#### Given material ####

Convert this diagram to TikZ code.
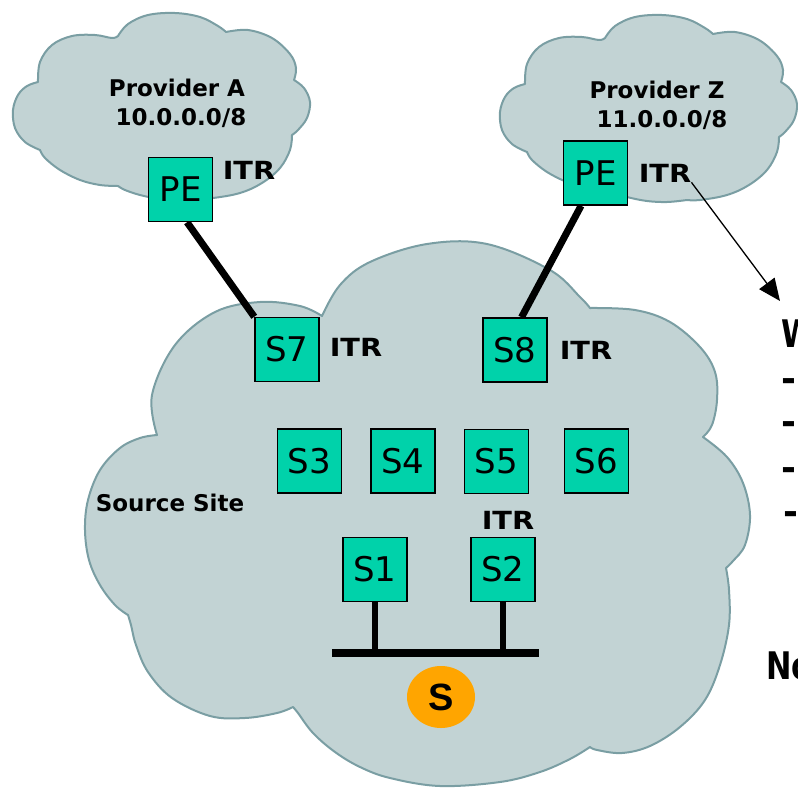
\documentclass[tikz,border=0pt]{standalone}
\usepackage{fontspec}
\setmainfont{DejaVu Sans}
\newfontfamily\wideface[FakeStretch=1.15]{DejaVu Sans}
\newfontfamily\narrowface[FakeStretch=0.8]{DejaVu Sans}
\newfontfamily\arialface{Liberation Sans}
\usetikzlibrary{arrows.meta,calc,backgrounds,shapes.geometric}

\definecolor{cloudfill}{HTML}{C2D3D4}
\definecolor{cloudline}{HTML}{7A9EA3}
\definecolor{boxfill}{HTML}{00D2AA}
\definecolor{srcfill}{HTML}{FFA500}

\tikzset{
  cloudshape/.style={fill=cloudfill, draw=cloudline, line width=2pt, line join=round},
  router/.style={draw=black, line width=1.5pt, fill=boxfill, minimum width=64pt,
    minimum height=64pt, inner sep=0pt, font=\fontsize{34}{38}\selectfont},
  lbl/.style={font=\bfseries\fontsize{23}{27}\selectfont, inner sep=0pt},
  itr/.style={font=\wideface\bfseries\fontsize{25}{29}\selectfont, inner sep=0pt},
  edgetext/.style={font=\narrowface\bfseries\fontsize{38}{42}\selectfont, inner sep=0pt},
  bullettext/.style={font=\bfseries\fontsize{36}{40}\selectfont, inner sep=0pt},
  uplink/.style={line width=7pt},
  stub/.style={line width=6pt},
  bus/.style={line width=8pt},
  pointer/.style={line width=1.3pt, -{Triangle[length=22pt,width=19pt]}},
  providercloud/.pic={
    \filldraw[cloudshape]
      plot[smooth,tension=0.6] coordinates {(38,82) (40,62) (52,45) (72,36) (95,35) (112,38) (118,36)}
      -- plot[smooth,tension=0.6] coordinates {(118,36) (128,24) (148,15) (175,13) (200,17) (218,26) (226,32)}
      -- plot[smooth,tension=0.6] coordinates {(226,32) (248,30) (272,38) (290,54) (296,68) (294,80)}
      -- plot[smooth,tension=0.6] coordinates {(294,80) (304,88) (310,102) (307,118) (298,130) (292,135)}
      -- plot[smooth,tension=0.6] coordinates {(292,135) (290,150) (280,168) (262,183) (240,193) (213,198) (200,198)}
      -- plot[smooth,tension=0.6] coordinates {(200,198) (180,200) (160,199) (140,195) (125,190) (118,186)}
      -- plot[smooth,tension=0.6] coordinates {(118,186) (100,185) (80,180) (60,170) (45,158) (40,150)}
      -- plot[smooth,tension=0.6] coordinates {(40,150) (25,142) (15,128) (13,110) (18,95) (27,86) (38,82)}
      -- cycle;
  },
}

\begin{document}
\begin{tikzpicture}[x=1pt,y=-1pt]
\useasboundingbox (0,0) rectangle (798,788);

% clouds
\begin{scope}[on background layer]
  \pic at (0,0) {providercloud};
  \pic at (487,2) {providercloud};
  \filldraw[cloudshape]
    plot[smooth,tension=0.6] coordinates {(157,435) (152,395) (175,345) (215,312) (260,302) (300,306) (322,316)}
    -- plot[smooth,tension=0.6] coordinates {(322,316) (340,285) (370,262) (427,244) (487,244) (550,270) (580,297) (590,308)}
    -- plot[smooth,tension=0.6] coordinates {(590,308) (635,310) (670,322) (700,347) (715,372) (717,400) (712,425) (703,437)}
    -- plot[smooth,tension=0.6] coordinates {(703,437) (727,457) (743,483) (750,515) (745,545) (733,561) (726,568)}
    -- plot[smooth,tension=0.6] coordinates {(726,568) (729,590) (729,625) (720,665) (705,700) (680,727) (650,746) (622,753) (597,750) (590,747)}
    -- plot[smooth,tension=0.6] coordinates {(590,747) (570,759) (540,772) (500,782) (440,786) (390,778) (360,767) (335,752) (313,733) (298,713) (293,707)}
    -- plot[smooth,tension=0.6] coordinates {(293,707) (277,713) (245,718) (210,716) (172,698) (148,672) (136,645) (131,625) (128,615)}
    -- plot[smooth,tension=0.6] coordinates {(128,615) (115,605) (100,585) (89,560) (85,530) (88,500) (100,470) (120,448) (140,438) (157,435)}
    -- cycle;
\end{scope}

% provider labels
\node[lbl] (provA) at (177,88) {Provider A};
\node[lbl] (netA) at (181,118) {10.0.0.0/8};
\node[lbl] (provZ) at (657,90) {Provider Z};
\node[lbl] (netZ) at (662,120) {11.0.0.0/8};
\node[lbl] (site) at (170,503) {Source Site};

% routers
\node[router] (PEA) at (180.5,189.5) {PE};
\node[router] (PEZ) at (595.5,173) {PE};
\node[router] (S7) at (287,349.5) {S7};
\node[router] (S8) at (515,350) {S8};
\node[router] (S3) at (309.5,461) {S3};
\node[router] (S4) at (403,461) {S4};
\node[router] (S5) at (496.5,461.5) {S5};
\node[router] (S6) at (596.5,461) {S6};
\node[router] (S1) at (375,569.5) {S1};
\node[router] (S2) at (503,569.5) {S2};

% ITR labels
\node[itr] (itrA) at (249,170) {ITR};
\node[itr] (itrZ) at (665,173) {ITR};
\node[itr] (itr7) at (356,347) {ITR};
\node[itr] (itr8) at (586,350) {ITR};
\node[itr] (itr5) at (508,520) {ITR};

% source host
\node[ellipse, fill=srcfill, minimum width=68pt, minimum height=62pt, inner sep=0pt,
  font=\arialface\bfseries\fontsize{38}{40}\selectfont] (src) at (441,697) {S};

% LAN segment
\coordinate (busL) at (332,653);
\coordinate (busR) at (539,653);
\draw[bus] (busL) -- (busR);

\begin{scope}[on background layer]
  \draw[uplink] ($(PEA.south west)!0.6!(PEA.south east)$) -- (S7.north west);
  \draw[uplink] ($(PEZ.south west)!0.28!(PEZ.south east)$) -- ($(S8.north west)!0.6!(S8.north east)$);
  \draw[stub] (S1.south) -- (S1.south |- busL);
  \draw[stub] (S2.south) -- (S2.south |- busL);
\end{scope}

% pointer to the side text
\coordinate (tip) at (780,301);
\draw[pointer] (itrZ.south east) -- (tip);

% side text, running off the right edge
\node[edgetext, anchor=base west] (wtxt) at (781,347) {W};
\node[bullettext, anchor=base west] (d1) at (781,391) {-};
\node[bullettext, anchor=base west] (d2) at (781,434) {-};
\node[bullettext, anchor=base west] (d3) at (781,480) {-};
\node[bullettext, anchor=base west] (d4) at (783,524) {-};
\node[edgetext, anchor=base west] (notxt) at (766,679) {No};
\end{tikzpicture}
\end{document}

####

§ Task requirements
Every line should be retyped exactly, with the pictures omitted.

§ Response to this exercise
Convert this diagram to TikZ code.
\documentclass[tikz,border=0pt]{standalone}
\usepackage{fontspec}
\setmainfont{DejaVu Sans}
\newfontfamily\wideface[FakeStretch=1.15]{DejaVu Sans}
\newfontfamily\narrowface[FakeStretch=0.8]{DejaVu Sans}
\newfontfamily\arialface{Liberation Sans}
\usetikzlibrary{arrows.meta,calc,backgrounds,shapes.geometric}

\definecolor{cloudfill}{HTML}{C2D3D4}
\definecolor{cloudline}{HTML}{7A9EA3}
\definecolor{boxfill}{HTML}{00D2AA}
\definecolor{srcfill}{HTML}{FFA500}

\tikzset{
  cloudshape/.style={fill=cloudfill, draw=cloudline, line width=2pt, line join=round},
  router/.style={draw=black, line width=1.5pt, fill=boxfill, minimum width=64pt,
    minimum height=64pt, inner sep=0pt, font=\fontsize{34}{38}\selectfont},
  lbl/.style={font=\bfseries\fontsize{23}{27}\selectfont, inner sep=0pt},
  itr/.style={font=\wideface\bfseries\fontsize{25}{29}\selectfont, inner sep=0pt},
  edgetext/.style={font=\narrowface\bfseries\fontsize{38}{42}\selectfont, inner sep=0pt},
  bullettext/.style={font=\bfseries\fontsize{36}{40}\selectfont, inner sep=0pt},
  uplink/.style={line width=7pt},
  stub/.style={line width=6pt},
  bus/.style={line width=8pt},
  pointer/.style={line width=1.3pt, -{Triangle[length=22pt,width=19pt]}},
  providercloud/.pic={
    \filldraw[cloudshape]
      plot[smooth,tension=0.6] coordinates {(38,82) (40,62) (52,45) (72,36) (95,35) (112,38) (118,36)}
      -- plot[smooth,tension=0.6] coordinates {(118,36) (128,24) (148,15) (175,13) (200,17) (218,26) (226,32)}
      -- plot[smooth,tension=0.6] coordinates {(226,32) (248,30) (272,38) (290,54) (296,68) (294,80)}
      -- plot[smooth,tension=0.6] coordinates {(294,80) (304,88) (310,102) (307,118) (298,130) (292,135)}
      -- plot[smooth,tension=0.6] coordinates {(292,135) (290,150) (280,168) (262,183) (240,193) (213,198) (200,198)}
      -- plot[smooth,tension=0.6] coordinates {(200,198) (180,200) (160,199) (140,195) (125,190) (118,186)}
      -- plot[smooth,tension=0.6] coordinates {(118,186) (100,185) (80,180) (60,170) (45,158) (40,150)}
      -- plot[smooth,tension=0.6] coordinates {(40,150) (25,142) (15,128) (13,110) (18,95) (27,86) (38,82)}
      -- cycle;
  },
}

\begin{document}
\begin{tikzpicture}[x=1pt,y=-1pt]
\useasboundingbox (0,0) rectangle (798,788);

% clouds
\begin{scope}[on background layer]
  \pic at (0,0) {providercloud};
  \pic at (487,2) {providercloud};
  \filldraw[cloudshape]
    plot[smooth,tension=0.6] coordinates {(157,435) (152,395) (175,345) (215,312) (260,302) (300,306) (322,316)}
    -- plot[smooth,tension=0.6] coordinates {(322,316) (340,285) (370,262) (427,244) (487,244) (550,270) (580,297) (590,308)}
    -- plot[smooth,tension=0.6] coordinates {(590,308) (635,310) (670,322) (700,347) (715,372) (717,400) (712,425) (703,437)}
    -- plot[smooth,tension=0.6] coordinates {(703,437) (727,457) (743,483) (750,515) (745,545) (733,561) (726,568)}
    -- plot[smooth,tension=0.6] coordinates {(726,568) (729,590) (729,625) (720,665) (705,700) (680,727) (650,746) (622,753) (597,750) (590,747)}
    -- plot[smooth,tension=0.6] coordinates {(590,747) (570,759) (540,772) (500,782) (440,786) (390,778) (360,767) (335,752) (313,733) (298,713) (293,707)}
    -- plot[smooth,tension=0.6] coordinates {(293,707) (277,713) (245,718) (210,716) (172,698) (148,672) (136,645) (131,625) (128,615)}
    -- plot[smooth,tension=0.6] coordinates {(128,615) (115,605) (100,585) (89,560) (85,530) (88,500) (100,470) (120,448) (140,438) (157,435)}
    -- cycle;
\end{scope}

% provider labels
\node[lbl] (provA) at (177,88) {Provider A};
\node[lbl] (netA) at (181,118) {10.0.0.0/8};
\node[lbl] (provZ) at (657,90) {Provider Z};
\node[lbl] (netZ) at (662,120) {11.0.0.0/8};
\node[lbl] (site) at (170,503) {Source Site};

% routers
\node[router] (PEA) at (180.5,189.5) {PE};
\node[router] (PEZ) at (595.5,173) {PE};
\node[router] (S7) at (287,349.5) {S7};
\node[router] (S8) at (515,350) {S8};
\node[router] (S3) at (309.5,461) {S3};
\node[router] (S4) at (403,461) {S4};
\node[router] (S5) at (496.5,461.5) {S5};
\node[router] (S6) at (596.5,461) {S6};
\node[router] (S1) at (375,569.5) {S1};
\node[router] (S2) at (503,569.5) {S2};

% ITR labels
\node[itr] (itrA) at (249,170) {ITR};
\node[itr] (itrZ) at (665,173) {ITR};
\node[itr] (itr7) at (356,347) {ITR};
\node[itr] (itr8) at (586,350) {ITR};
\node[itr] (itr5) at (508,520) {ITR};

% source host
\node[ellipse, fill=srcfill, minimum width=68pt, minimum height=62pt, inner sep=0pt,
  font=\arialface\bfseries\fontsize{38}{40}\selectfont] (src) at (441,697) {S};

% LAN segment
\coordinate (busL) at (332,653);
\coordinate (busR) at (539,653);
\draw[bus] (busL) -- (busR);

\begin{scope}[on background layer]
  \draw[uplink] ($(PEA.south west)!0.6!(PEA.south east)$) -- (S7.north west);
  \draw[uplink] ($(PEZ.south west)!0.28!(PEZ.south east)$) -- ($(S8.north west)!0.6!(S8.north east)$);
  \draw[stub] (S1.south) -- (S1.south |- busL);
  \draw[stub] (S2.south) -- (S2.south |- busL);
\end{scope}

% pointer to the side text
\coordinate (tip) at (780,301);
\draw[pointer] (itrZ.south east) -- (tip);

% side text, running off the right edge
\node[edgetext, anchor=base west] (wtxt) at (781,347) {W};
\node[bullettext, anchor=base west] (d1) at (781,391) {-};
\node[bullettext, anchor=base west] (d2) at (781,434) {-};
\node[bullettext, anchor=base west] (d3) at (781,480) {-};
\node[bullettext, anchor=base west] (d4) at (783,524) {-};
\node[edgetext, anchor=base west] (notxt) at (766,679) {No};
\end{tikzpicture}
\end{document}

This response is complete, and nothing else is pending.